M&P: Quanto pode custar a um anunciante a presença neste tipo de formato?
RG: Não revelamos publicamente… mas temos outras oportunidades disponíveis nos mais de 50 podcasts que já fazemos em diferentes áreas temáticas e que estamos a apresentar ao mercado.
M&P: De que outras formas pretendem monetizar a distribuição destes conteúdos? Serão de acesso pago, exclusivamente suportados por publicidade ou terão um modelo de negócio misto?

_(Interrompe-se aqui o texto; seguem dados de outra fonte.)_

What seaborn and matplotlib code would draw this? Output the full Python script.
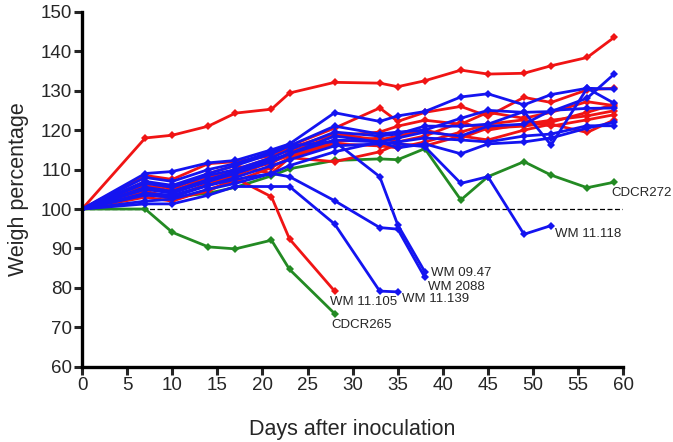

RG: Pelo menos numa fase inicial, os Podcast Plus serão de acesso gratuito, mas é possível que, com o tempo, a estratégia possa vir a ajustar-se. As assinaturas do Observador são um elemento fundamental da nossa visão estratégica de médio-longo prazo, já valem hoje mais de 20% da nossa receita e é evidente que só conseguiremos crescer rapidamente neste valor se continuarmos, cada vez mais, a acrescentar conteúdos exclusivos e melhorar a proposta de valor. Ao longo do tempo temos vindo a fechar cada vez mais conteúdos para os assinantes. Os podcasts, até agora, têm ficado abertos mas isso pode vir a mudar no futuro. Até pode não passar necessariamente logo pelo fecho integral dos conteúdos, mas por dar mais conteúdo exclusivo ou em tempo antecipado.